Są na świecie ludzie z twarzy podobni zupełnie do nikogo. Są na świecie samochody podobne zupełnie do wszystkich. Taki jest Lifan X60, prawdziwy mistrz zapożyczeń.
Lifan X60 ogólnie wzorowany jest na Toyocie RAV4 trzeciej generacji, ale nie tak zupełnie, żeby znów nie było problemów z prawem. Znów, bo kilka lat wcześniej Lifan dostał porządnie po łapach od japońskiej Hondy. Poszło o to, że z chińskiej fabryki, istniejącej od 1992 roku, nagle zaczęły zjeżdżać motocykle Hongda, gdzie nawet krój pisma był identyczny jak w oryginale. Znamy tą taktykę doskonale, bo przecież wszyscy widzieliśmy Adidosy, Panasonixy i inne wynalazki. Ale powróćmy do Lifana.
Nazwę stworzono zgodnie z zaleceniami mistrzów marketingu, aby od razu kojarzyła się z luksusowym Volvo XC60, które też jest w chińskich rękach, choć nadal produkowane jest w najbardziej „ubogaconym” kraju w Europie. Linia boczna X60 przypomina Chevroleta Captivę, tylna część znów nawiązuje do Suzuki Grand Vitary. Lifan X60 to chiński mistrz zapożyczeń. Jest też charakterystyczny, typowo chiński dodatek – ogromny, chromowany grill, który na niektórych zdjęciach przypomina plastik pokryty srebrną farbą.
Trzeba przyznać jednak, że z tych składników, pobieranych od sprawdzonych dostawców, wyszło całkiem niezłe danie, które ma naprawdę dobrą prezencję. Tego dania nie komponował niewidomy kucharz, bo tylko taki mógł stworzyć potwora takiego jak Pontiac Aztek. Gdyby tylko zmienić ten tandetny grill…
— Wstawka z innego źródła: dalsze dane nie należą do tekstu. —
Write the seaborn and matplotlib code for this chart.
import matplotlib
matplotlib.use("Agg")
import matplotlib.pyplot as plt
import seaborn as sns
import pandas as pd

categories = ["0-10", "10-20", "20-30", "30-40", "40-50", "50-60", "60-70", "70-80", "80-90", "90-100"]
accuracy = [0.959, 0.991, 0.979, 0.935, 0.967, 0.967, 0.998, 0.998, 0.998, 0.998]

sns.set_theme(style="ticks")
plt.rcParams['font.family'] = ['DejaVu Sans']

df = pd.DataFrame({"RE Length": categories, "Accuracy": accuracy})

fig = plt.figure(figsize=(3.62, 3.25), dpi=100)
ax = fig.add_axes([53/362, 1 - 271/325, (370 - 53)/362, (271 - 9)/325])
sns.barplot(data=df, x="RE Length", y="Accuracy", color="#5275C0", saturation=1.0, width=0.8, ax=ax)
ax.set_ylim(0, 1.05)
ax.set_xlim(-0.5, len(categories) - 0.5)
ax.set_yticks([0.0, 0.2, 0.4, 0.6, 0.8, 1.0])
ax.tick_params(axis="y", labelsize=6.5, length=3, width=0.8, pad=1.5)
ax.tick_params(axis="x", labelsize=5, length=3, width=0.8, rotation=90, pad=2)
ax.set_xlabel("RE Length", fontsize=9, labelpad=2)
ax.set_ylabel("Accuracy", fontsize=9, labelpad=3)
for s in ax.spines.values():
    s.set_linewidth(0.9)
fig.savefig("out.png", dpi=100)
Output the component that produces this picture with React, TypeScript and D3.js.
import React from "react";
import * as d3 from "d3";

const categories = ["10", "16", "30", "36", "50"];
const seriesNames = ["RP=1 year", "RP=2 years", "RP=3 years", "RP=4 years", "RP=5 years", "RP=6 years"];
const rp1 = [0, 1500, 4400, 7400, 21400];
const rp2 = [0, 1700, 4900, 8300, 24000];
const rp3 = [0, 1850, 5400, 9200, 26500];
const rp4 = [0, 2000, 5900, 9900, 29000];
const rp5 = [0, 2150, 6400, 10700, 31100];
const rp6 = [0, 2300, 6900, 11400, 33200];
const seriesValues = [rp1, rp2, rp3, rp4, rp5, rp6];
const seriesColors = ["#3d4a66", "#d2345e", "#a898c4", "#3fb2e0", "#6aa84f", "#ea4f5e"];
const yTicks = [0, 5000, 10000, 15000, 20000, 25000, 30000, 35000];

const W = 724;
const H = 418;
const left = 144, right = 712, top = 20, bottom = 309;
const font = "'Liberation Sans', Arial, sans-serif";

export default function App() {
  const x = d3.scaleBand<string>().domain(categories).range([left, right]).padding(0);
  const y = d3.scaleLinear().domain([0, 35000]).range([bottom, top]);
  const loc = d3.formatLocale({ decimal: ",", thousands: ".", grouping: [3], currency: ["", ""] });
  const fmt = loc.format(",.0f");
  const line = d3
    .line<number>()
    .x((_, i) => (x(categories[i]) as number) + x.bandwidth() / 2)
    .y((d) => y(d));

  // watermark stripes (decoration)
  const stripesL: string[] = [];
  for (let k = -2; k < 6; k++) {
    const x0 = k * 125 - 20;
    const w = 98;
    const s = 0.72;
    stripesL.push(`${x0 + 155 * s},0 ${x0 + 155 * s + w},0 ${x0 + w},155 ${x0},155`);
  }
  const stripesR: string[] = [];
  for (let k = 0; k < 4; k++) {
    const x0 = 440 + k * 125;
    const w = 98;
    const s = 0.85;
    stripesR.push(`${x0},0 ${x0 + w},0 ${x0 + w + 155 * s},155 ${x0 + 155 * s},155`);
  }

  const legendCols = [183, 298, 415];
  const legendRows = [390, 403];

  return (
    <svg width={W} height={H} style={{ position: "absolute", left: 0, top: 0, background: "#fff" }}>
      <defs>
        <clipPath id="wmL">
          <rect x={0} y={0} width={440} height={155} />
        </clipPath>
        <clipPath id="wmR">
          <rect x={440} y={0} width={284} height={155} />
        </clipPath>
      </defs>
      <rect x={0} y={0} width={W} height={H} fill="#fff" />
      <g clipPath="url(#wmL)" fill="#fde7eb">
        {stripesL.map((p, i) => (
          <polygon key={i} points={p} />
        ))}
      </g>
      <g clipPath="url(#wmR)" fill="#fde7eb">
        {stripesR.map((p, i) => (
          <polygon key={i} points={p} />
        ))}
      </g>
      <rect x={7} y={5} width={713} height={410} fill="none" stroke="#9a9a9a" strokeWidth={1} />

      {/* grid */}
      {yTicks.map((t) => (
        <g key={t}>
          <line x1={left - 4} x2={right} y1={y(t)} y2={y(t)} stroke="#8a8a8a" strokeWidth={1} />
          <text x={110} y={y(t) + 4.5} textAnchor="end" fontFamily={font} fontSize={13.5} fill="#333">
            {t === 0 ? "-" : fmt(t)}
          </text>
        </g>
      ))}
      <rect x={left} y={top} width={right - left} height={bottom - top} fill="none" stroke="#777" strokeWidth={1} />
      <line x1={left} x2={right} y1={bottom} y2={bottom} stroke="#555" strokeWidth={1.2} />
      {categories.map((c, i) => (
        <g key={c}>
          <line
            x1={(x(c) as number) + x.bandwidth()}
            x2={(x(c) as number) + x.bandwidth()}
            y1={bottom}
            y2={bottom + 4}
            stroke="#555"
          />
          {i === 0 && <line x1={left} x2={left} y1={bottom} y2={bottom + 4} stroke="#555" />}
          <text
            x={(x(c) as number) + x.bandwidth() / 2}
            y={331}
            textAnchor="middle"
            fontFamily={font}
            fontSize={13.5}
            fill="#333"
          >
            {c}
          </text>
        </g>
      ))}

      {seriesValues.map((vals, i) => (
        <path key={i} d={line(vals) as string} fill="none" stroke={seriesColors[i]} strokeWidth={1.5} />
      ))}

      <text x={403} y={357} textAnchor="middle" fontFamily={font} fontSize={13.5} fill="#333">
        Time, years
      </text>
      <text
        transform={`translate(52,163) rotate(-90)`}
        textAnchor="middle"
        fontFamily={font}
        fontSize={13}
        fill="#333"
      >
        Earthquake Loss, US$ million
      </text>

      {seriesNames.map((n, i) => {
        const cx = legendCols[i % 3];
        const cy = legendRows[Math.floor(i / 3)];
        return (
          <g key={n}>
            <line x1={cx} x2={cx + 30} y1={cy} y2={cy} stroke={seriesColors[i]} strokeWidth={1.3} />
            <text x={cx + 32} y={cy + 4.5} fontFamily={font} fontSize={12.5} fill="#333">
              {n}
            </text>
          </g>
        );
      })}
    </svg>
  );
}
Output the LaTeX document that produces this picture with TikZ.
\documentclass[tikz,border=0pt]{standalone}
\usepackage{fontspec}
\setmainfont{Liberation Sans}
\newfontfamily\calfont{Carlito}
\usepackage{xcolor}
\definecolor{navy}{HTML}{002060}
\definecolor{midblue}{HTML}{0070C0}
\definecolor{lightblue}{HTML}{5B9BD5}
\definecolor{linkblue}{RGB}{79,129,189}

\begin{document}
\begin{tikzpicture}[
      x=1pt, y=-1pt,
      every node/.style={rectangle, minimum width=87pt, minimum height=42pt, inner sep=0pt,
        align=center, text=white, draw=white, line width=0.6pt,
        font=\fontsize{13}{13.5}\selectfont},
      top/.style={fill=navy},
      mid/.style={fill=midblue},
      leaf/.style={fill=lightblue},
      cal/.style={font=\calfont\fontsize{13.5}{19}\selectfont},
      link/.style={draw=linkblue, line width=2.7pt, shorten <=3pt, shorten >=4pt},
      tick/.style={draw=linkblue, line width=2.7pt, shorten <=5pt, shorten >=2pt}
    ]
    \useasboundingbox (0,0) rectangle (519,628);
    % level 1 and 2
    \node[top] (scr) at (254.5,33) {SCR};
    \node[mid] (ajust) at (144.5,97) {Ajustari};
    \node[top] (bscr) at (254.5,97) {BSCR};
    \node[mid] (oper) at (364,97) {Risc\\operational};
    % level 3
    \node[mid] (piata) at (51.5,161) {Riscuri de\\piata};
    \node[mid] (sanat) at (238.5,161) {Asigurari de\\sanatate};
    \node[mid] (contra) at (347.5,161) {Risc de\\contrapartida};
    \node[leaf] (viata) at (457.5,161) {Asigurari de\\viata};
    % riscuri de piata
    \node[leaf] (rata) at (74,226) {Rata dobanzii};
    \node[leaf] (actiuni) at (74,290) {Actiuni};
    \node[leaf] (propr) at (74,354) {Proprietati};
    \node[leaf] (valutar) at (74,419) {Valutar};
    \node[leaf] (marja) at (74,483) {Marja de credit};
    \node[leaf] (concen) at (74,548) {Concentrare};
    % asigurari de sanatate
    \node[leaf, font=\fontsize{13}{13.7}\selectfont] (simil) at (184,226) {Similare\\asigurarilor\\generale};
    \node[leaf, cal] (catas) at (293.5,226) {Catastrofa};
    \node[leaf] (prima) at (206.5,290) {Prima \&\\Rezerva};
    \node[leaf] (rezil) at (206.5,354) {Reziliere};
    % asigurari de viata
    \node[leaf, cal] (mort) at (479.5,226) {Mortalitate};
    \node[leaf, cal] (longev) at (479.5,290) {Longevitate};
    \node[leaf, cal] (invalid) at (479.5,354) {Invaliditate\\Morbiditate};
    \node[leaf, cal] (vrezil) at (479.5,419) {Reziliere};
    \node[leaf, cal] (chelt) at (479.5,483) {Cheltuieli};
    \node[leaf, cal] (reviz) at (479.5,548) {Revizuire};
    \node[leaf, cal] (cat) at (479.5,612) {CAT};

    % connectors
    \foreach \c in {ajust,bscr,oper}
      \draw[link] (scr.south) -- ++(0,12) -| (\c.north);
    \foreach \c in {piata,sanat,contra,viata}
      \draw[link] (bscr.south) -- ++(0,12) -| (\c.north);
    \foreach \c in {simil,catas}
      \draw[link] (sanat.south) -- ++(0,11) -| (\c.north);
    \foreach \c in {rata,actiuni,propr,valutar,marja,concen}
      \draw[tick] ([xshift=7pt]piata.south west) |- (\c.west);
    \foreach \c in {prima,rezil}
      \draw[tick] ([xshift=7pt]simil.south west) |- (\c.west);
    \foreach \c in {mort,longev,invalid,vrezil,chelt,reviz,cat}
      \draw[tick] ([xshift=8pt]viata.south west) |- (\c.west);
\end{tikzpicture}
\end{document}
Równie ciekawie wygląda wnętrze samochodu – auto posiada charakterystyczną, trójramienną kierownicę, ciekawie wyprofilowaną środkową część deski rozdzielczej i pięknie prezentujące się pokryte skórą fotele w kolorze ecru.
Lifan XC60… przepraszam, X60 jest produkowany nie tylko w Chinach. Producent dokonał desantu na Urugwaj, gdzie znajduje się fabryka, z której pojazdy są dostarczane między innymi do Brazylii i Argentyny. To wszystko państwa członkowskie Unii Południowoamerykańskiej i dodatkowo wspólnoty Mercosur, dzięki czemu producent nie płaci wielu podatków, podwyższających cenę samochodu.
Ciekawostką jest fakt, że oryginalny Lifan X60 oferowany w Chinach, nie posiada poduszek powietrznych. W wersji dla Ameryki Południowej, auto oferowane jest z dwoma przednimi. Samochód sprzedawany jest także w niektórych krajach Afryki i Azji, a także w Rosji.
Podstawowe wyposażenie w krajach Ameryki Południowej obejmuje klimatyzację, hydrauliczne wspomaganie kierownicy, elektryczne szyby i lusterka, ABS, skórzane fotele i Media Center z nawigacją, audio i kamerą cofania.
Lifan X60 oferowany jest z jednym silnikiem benzynowym, prawdopodobnie jest to licencyjny klon jednostki napędowej Toyoty. Silnik ma 1.8 l pojemności, cztery cylindry, szesnaście zaworów, wielopunktowy wtrysk i jest wyposażony w układ zmiennych faz rozrządu. Jednostka generuje moc 128 KM. Prędkość maksymalna wynosi 170km/h, a średnie zużycie paliwa 8.2l/100km. Jak przystało na rasowy SUV, kupowany przez miejskich traperów, napęd przekazywany jest tylko na przednią oś.
Z silnikiem współpracuje pięciobiegowa, manualna skrzynia biegów. Producent chwali się, że wykorzystuje ona takie same technologie, jak skrzynie produkowane przez koncern BMW. Oferowana jest także wersja, wyposażona w automatyczną skrzynię CVT.
Zawieszenie przednie wykorzystuje kolumny MacPherson, z tylu zamontowano niezależne zawieszenie wielowahaczowe.
Na koniec najważniejsze, czyli cena. W Brazylii ceny auta rozpoczynają się od 55 tysięcy Reali, co daje równowartość ok. 60 tysięcy złotych. W Chinach auto jest tańsze, gdyż na samych poduszkach powietrznych producent jest do przodu kilkanaście ładnych tysięcy.